Les terrasses des restaurants rouvrent. Les élèves du secondaire reprennent pleinement le chemin de l’école. Les vaccinations s’accélèrent. Nous savons toutefois que nous n’en avons pas encore vraiment fini avec le covid. Il nous faudra encore mener quelques batailles, à commencer par tenir bon, dans la durée, sans perdre patience. Mais comment garder le moral alors que le covid asphyxie notre quotidien? Depuis plus d’un an, celui-ci endeuille beaucoup de familles. Il fragilise la santé physique des uns et la santé psychologique des autres, ou les deux à la fois. Il éprouve durement les équipes médicales, perturbe l’équilibre de nombreux couples, rend la vie professionnelle des uns ingérable et la vie étudiante des autres infernale. Il augmente les précarités économiques, les sentiments de solitude et de morosité, les violences, les dépendances à l’alcool, et j’en passe. Sans être dans le déni de ces réelles souffrances, comment chercher à être heureux?

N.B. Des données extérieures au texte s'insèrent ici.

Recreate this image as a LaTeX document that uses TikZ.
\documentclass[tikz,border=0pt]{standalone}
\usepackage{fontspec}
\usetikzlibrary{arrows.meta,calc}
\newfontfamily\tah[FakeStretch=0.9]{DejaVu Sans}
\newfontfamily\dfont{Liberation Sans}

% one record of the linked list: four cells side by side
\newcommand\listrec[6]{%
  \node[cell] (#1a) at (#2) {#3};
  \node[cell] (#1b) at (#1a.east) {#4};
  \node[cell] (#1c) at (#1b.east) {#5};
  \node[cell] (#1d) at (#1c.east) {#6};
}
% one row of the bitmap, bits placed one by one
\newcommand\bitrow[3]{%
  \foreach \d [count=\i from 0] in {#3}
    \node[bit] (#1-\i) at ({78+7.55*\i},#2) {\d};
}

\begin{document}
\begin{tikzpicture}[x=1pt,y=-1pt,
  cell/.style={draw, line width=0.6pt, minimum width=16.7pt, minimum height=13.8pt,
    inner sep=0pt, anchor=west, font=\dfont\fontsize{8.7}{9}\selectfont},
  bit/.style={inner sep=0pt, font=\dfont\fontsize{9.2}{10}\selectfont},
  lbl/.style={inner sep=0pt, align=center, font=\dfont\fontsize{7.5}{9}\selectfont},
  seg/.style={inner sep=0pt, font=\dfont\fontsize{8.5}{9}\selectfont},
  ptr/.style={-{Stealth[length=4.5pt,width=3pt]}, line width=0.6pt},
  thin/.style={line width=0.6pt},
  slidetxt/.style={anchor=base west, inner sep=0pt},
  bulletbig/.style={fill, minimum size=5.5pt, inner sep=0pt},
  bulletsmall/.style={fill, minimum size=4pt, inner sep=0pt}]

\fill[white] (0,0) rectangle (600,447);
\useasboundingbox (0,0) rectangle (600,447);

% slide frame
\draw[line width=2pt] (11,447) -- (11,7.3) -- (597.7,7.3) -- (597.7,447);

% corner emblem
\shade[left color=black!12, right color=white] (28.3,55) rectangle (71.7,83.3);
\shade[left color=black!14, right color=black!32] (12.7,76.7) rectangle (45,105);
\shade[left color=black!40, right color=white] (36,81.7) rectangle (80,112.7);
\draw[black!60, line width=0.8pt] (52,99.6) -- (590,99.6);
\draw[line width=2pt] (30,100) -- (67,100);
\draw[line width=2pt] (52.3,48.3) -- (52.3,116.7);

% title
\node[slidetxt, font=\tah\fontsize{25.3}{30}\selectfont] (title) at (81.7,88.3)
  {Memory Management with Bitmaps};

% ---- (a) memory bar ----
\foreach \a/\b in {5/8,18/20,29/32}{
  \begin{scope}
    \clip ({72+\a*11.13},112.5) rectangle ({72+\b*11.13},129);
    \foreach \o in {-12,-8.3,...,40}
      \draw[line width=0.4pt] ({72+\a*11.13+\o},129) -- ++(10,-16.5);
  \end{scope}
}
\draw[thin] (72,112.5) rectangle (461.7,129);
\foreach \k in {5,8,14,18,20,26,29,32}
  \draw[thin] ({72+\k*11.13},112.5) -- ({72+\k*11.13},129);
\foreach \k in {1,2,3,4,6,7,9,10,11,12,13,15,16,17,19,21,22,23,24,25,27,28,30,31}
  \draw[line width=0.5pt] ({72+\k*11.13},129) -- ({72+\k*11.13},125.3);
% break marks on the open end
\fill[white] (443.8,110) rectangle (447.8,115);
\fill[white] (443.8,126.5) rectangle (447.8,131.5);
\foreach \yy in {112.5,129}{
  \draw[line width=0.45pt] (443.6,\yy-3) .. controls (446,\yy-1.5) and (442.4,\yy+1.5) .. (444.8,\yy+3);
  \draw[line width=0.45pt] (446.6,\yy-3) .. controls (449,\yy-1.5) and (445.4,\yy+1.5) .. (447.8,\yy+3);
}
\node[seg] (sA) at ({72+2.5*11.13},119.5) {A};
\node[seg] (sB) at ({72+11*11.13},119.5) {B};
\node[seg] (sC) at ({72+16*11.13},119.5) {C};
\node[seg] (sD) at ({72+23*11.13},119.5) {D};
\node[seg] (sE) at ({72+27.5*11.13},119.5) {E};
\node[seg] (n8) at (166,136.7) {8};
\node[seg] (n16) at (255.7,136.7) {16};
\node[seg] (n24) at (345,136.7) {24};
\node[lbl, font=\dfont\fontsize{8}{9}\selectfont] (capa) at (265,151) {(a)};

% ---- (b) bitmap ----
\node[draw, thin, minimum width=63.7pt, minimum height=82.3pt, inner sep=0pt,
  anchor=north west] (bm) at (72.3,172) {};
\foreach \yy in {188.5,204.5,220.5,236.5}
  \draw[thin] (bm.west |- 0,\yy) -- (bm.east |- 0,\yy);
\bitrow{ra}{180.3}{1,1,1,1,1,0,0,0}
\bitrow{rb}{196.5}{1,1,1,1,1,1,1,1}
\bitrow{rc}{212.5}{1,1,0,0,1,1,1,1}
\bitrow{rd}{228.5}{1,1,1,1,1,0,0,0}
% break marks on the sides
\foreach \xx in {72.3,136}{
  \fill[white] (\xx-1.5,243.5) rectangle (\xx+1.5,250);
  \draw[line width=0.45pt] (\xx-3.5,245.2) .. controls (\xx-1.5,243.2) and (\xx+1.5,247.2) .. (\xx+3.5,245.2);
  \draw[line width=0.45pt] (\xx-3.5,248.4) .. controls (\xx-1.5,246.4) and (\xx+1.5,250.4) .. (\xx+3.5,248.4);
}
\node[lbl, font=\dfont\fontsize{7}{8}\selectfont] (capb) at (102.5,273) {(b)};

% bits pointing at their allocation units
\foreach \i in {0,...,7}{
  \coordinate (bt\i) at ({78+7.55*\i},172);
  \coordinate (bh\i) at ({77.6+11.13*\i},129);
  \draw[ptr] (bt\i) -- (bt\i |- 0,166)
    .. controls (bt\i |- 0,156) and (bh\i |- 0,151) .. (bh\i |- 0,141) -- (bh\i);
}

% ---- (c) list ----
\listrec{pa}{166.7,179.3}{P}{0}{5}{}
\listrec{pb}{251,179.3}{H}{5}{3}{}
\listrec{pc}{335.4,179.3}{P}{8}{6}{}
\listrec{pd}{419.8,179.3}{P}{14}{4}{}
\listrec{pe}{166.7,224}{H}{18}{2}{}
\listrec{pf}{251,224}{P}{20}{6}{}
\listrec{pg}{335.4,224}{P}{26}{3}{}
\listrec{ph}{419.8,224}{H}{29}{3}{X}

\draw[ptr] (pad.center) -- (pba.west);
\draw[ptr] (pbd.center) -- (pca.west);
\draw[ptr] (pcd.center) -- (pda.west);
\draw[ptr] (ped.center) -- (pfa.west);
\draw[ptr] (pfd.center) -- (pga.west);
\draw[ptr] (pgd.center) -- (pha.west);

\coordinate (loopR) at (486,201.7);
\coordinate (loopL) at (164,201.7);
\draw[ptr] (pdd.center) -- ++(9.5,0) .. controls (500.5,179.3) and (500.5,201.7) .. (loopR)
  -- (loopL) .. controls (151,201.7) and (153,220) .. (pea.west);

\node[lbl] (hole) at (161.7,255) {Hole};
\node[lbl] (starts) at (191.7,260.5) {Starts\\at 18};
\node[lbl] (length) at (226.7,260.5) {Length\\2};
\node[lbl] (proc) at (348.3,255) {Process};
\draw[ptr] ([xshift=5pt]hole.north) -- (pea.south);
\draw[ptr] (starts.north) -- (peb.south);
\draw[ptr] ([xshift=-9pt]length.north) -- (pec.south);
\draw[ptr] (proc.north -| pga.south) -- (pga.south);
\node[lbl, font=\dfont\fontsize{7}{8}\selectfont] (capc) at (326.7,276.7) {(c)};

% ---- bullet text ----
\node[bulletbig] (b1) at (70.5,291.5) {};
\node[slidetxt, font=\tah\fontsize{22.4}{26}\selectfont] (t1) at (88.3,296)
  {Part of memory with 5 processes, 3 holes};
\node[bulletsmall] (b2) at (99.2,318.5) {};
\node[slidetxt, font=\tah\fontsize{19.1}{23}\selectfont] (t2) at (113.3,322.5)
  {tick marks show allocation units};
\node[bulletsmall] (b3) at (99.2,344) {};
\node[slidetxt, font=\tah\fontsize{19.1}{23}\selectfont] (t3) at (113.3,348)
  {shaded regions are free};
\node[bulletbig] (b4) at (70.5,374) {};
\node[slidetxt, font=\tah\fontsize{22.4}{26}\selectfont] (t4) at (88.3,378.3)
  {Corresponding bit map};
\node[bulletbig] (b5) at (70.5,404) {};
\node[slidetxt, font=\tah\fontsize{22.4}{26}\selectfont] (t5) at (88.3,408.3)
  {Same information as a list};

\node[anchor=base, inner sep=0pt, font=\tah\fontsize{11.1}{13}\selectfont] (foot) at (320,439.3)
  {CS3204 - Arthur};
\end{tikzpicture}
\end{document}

Avec bienveillance, on peut personnellement s’interroger sur les possibles bienfaits de ce temps d’épreuve. Qu’apprenons-nous de cette longue année? Sur nous-même? Sur les autres? Prenons-nous soin de nos relations, de nos familles? La situation sanitaire nous rend-elle captifs de nos propres besoins ou hissons-nous les voiles de l’altruisme et de la solidarité? Profitons-nous de l’isolement pour nous gaver d’écrans ou nous donnons-nous les moyens d’horizons plus profonds? Quant à nos addictions, nous rendent-elles davantage prisonniers de « soupapes de décompression »? Remportons-nous des victoires sur ce qui nous empêche de vivre en harmonie? Il ne s’agit pas de se culpabiliser, mais de faire le point. Nous attendons un retour bien compréhensible aux « libertés » mais lesquelles et pourquoi? Et si notre grand défi du covid était une révolution spirituelle? Le confinement nous a-t-il permis de prêter l’oreille aux confidences de notre âme? Il n’est pas trop tard. Par quoi notre vie est-elle vraiment nourrie? Qu’est-ce qui la rend essentielle? En quoi trouvons-nous notre véritable bonheur? Nos réponses sont autant d’éléments précieux à notre trésor intime.
Sur un plan sociétal, qu’espérons-nous trouver après le covid? Un retour à la « normale »? Ou cette crise nous fait-elle prendre conscience que le développement d’un « autre » monde est souhaitable? En termes d’éducation, de justice sociale, de vivre-ensemble, d’équilibres économiques… les objectifs ne manquent pas. Et que dire des défis écologiques? Les urgences sont là. Personnellement, je ne peux imaginer qu’on puisse être heureux à vivre dans le déni ou l’insouciance de ces enjeux essentiels. Ce ne sont pas pour moi des motifs de désespérance. Le bonheur se conquiert dans des victoires à remporter. Comme le chante Youssoupha dans son dernier clip, « si tu peux pas faire de grandes choses, fais de petites choses avec grandeur ». Nous en sommes tous capables. Il est temps de retrouver un certain sens du sacré, c’est-à-dire un respect et une reconnaissance pour la vie, visible et invisible, qui nous est donnée, qui jaillit en nous et tout autour de nous. Il est temps de reconsidérer avec humilité nos prétentions humaines, de les mettre en adéquation avec le respect des personnes et de notre environnement.
Personnellement et collectivement, nous pouvons chercher à vivre et pas seulement à exister. Dans nos luttes contre les pauvretés. Dans nos combats pour la justice. Dans l’attention portée à chaque situation de vie. Dans nos gestes de fraternité. Dans la recherche de la vérité. Dans le déploiement de notre intelligence. Dans la confiance partagée. Dans la caresse d’une mère pour son enfant. Dans un prélude au piano. Dans une secrète prière. Dans une soirée entre potes. Dans une marche en forêt. Dans un baiser échangé. Dans le silence qui accueille une parole. Dans le labeur d’une vie donnée. Dans le souffle de nos meilleures aspirations. En tout cela, rien n’est jamais simple. Mais, en tout cela, il y a un chemin de bonheur véritable.